Australia's Foreign Minister Stephen Smith said concerned countries raised the issue at a morning meeting on the sidelines of a people smuggling summit in Bali.
''The theme was, whether it's Rohingyas, whether it's other people movements, these are not issues that one country can resolve or address by itself, so there needs to be regional cooperation,'' Mr Smith, who is co-chairing the summit, said.
''And it's quite clear that one of the good things coming out of the meeting is that countries are prepared to sit down and talk with each other to address these problems.''
Burma indicated it was prepared to talk with Indonesia about roughly 400 Rohingya asylum seekers who came ashore in Indonesia's Aceh province.
The Rohingya, a Muslim ethnic group, are denied citizenship in mainly Buddhist Burma and human rights groups say they face repression and poverty.

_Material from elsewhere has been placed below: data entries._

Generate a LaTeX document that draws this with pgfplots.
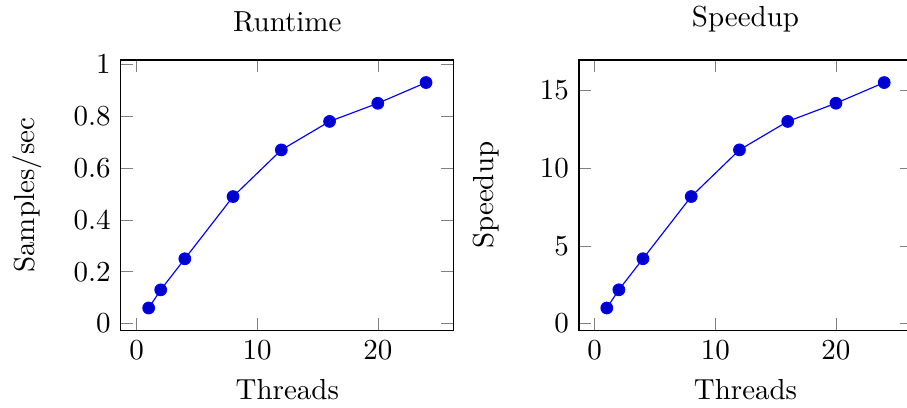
\documentclass[border=0pt]{standalone}
\usepackage{pgfplots}
\pgfplotsset{compat=1.18}
\begin{document}
\begin{tikzpicture}
\pgfplotsset{
  every axis/.append style={
    scale only axis,
    width=114.8pt, height=93.3pt,
    xlabel={Threads},
    ylabel style={at={(axis description cs:-0.208,0.5)}, anchor=south},
  },
}
\begin{axis}[
  title={Runtime},
  ylabel={Samples/sec},
]
\addplot coordinates {
(1,0.06) (2,0.13) (4,0.25) (8,0.49) (12,0.67) (16,0.78) (20,0.85) (24,0.93)
};
\end{axis}
\begin{axis}[
  at={(158pt,0)},
  title={Speedup},
  ylabel={Speedup},
]
\addplot coordinates {
(1,1) (2,2.17) (4,4.17) (8,8.17) (12,11.17) (16,13) (20,14.17) (24,15.5)
};
\end{axis}
\pgfresetboundingbox
\path (-41.7pt,-26.7pt) rectangle (271.1pt,114pt);
\end{tikzpicture}
\end{document}
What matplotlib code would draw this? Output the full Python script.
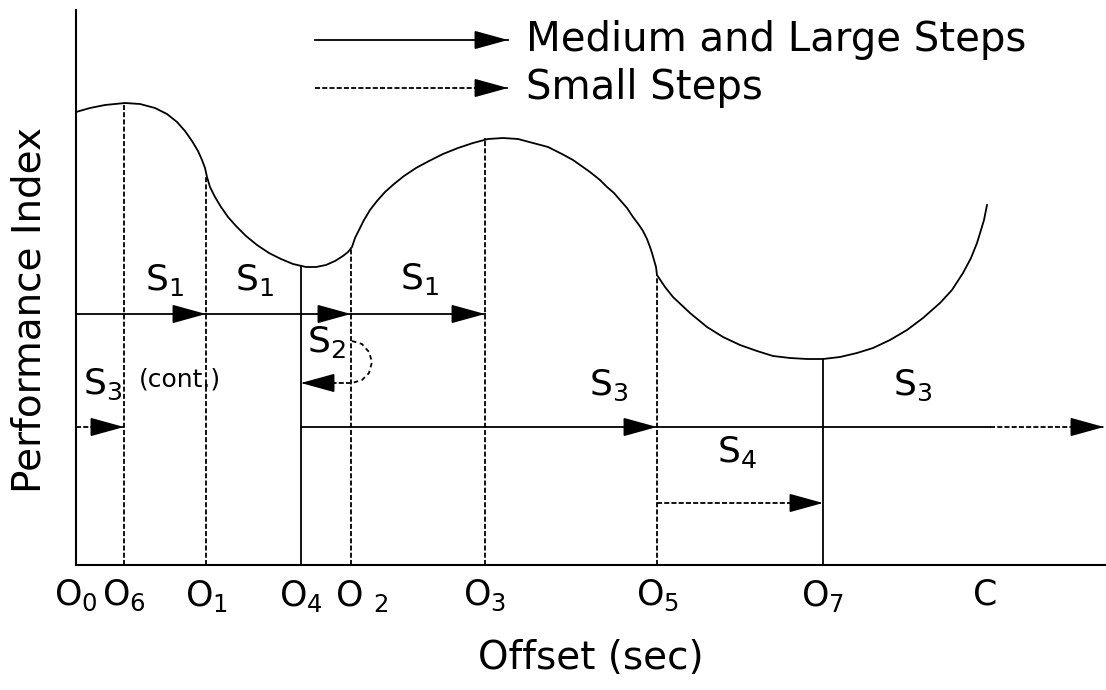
import matplotlib
matplotlib.use('Agg')

import matplotlib.pyplot as plt
from matplotlib.transforms import ScaledTranslation

plt.rcParams['font.family'] = 'DejaVu Sans'
plt.rcParams['mathtext.fontset'] = 'dejavusans'

# ------------------ DATA ------------------

# offset positions on the x axis
offset_names = ['O0', 'O6', 'O1', 'O4', 'O2', 'O3', 'O5', 'O7', 'C']
offset_x = [0, 48, 130, 225, 275, 409, 581, 747, 909]
offset_labels = [r'O$_0$', r'O$_6$', r'O$_1$', r'O$_4$', r'O $_2$',
                 r'O$_3$', r'O$_5$', r'O$_7$', 'C']

# performance index where each offset meets the curve
drop_x = [48, 130, 225, 275, 409, 581, 747]
drop_y = [462, 388, 299, 318, 427, 290, 206]
drop_solid = [False, False, True, False, False, False, True]

# performance index curve
curve_x = [0, 14, 29, 49, 64, 79, 91, 101, 109, 116, 122, 126, 129, 131,
           134, 139, 145, 152, 160, 170, 181, 193, 205, 217, 230, 240, 250,
           259, 267, 272, 276,
           279, 283, 288, 294, 301, 309, 318, 328, 340, 353, 367, 382, 397,
           412, 427, 442, 457, 472, 486, 497, 514, 524, 531, 538, 544, 551,
           557, 563, 567, 571, 574, 576, 578, 580, 581,
           589, 597, 614, 631, 647, 664, 681, 697, 714, 731, 747, 764,
           781, 797, 814, 831, 847, 864, 876, 887, 895, 901, 905, 908, 911]
curve_y = [453, 457, 460, 462, 461, 457, 451, 443, 434, 424, 414, 405, 397, 388,
           378, 368, 358, 348, 339, 329, 320, 312, 306, 301, 298, 298, 300,
           304, 309, 313, 318,
           327, 335, 345, 355, 364, 373, 381, 389, 397, 404, 411, 417, 422,
           426, 427, 426, 422, 418, 411, 405, 393, 385, 378, 372, 365, 357,
           348, 340, 334, 326, 318, 312, 305, 298, 290,
           278, 268, 252, 238, 228, 220, 214, 209, 207, 206, 206, 208,
           212, 217, 225, 235, 247, 262, 275, 292, 307, 322, 335, 345, 360]

# step arrows: (start, end, level, dashed)
steps = [
    (0, 130, 251, False),     # S1
    (130, 275, 251, False),   # S1
    (275, 409, 251, False),   # S1
    (275, 225, 182, True),    # S2 back
    (0, 48, 138, True),       # S3 (cont.)
    (225, 581, 138, False),   # S3
    (581, 747, 62, True),     # S4
]
# long S3 step running off the chart: solid part then dashed tail
s3_solid = (581, 914, 138)
s3_tail = (914, 1028, 138)

# S2 turn-around loop
loop_x = [276, 286, 293, 296, 293, 286, 276]
loop_y = [224, 221, 213, 203, 192, 185, 182]

step_labels = [
    (89, 285, r'S$_1$'),
    (179, 285, r'S$_1$'),
    (344, 286, r'S$_1$'),
    (250, 223, r'S$_2$'),
    (27, 181, r'S$_3$'),
    (533, 180, r'S$_3$'),
    (661, 113, r'S$_4$'),
    (837, 180, r'S$_3$'),
]

DASH = (0, (2.8, 1.2))
LW = 1.3


def head(ax, x_tip, y, direction):
    # filled arrowhead only
    ax.annotate('', xy=(x_tip, y), xytext=(x_tip - 30 * direction, y),
                arrowprops=dict(arrowstyle='-|>,head_length=21,head_width=5.8',
                                mutation_scale=1, shrinkA=0, shrinkB=0,
                                lw=LW, color='black'),
                annotation_clip=False)


fig = plt.figure(figsize=(11.06, 6.9), dpi=100)
ax = fig.add_axes([76 / 1106, 125 / 690, 1030 / 1106, 555 / 690])
ax.set_xlim(0, 1030)
ax.set_ylim(0, 555)

for s in ['top', 'right']:
    ax.spines[s].set_visible(False)
for s in ['left', 'bottom']:
    ax.spines[s].set_linewidth(1.5)

ax.set_yticks([])
ax.set_xticks(offset_x)
ax.set_xticklabels(offset_labels, fontsize=25)
ax.tick_params(axis='x', length=0, pad=9)
# "O 2" sits a little right of its line
lab = ax.get_xticklabels()[4]
lab.set_transform(lab.get_transform() + ScaledTranslation(8 / 72, 0, fig.dpi_scale_trans))

ax.set_xlabel('Offset (sec)', fontsize=28, labelpad=18)
ax.set_ylabel('Performance Index', fontsize=28)
ax.yaxis.set_label_coords(-0.027, 0.459)

# curve
ax.plot(curve_x, curve_y, color='black', lw=LW, solid_joinstyle='round')

# drop lines
for x, y, solid in zip(drop_x, drop_y, drop_solid):
    ax.plot([x, x], [0, y], color='black', lw=LW,
            linestyle='-' if solid else DASH)

# steps
for x0, x1, y, dashed in steps:
    ax.plot([x0, x1], [y, y], color='black', lw=LW,
            linestyle=DASH if dashed else '-')
    head(ax, x1, y, 1 if x1 > x0 else -1)

ax.plot([s3_solid[0], s3_solid[1]], [s3_solid[2]] * 2, color='black', lw=LW)
ax.plot([s3_tail[0], s3_tail[1]], [s3_tail[2]] * 2, color='black', lw=LW,
        linestyle=DASH, clip_on=False)
head(ax, s3_tail[1], s3_tail[2], 1)

ax.plot(loop_x, loop_y, color='black', lw=LW, linestyle=(0, (2.5, 2)))

for x, y, t in step_labels:
    ax.text(x, y, t, fontsize=26, ha='center', va='center')
ax.text(104, 186, '(cont.)', fontsize=18, ha='center', va='center')

# legend
ax.plot([239, 432], [525, 525], color='black', lw=LW)
head(ax, 432, 525, 1)
ax.text(450, 525, 'Medium and Large Steps', fontsize=29, va='center')
ax.plot([239, 432], [477, 477], color='black', lw=LW, linestyle=DASH)
head(ax, 432, 477, 1)
ax.text(450, 477, 'Small Steps', fontsize=29, va='center')

plt.savefig('out.png', dpi=100)
plt.close()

Thousands have fled the junta-ruled nation to neighbouring Bangladesh, while others have fled by boat in search of safety in other South-East Asian countries.
Their plight shot to international attention earlier this year when Thailand's military was accused of towing hundreds of the refugees out to sea in poorly equipped boats with scant supplies after they fled Burma.
Mr Smith announced Australia would provide an extra $3.2 million in humanitarian aid to Rohingya people living in Burma's northern Rakhine State.
''Australia is concerned about the deteriorating living conditions and increasing marginalisation of the Rohingya people in Burma and in refugee camps in Bangladesh,'' Mr Smith said.
''Their already parlous situation has been exacerbated by poor rice harvests, the rising price of basic food items and enforced restrictions on their movements.''
The aid package includes funding for the World Food Program, the United Nations Development Program and CARE Australia.
It adds to $4 million in assistance Australia has already given through the United Nations.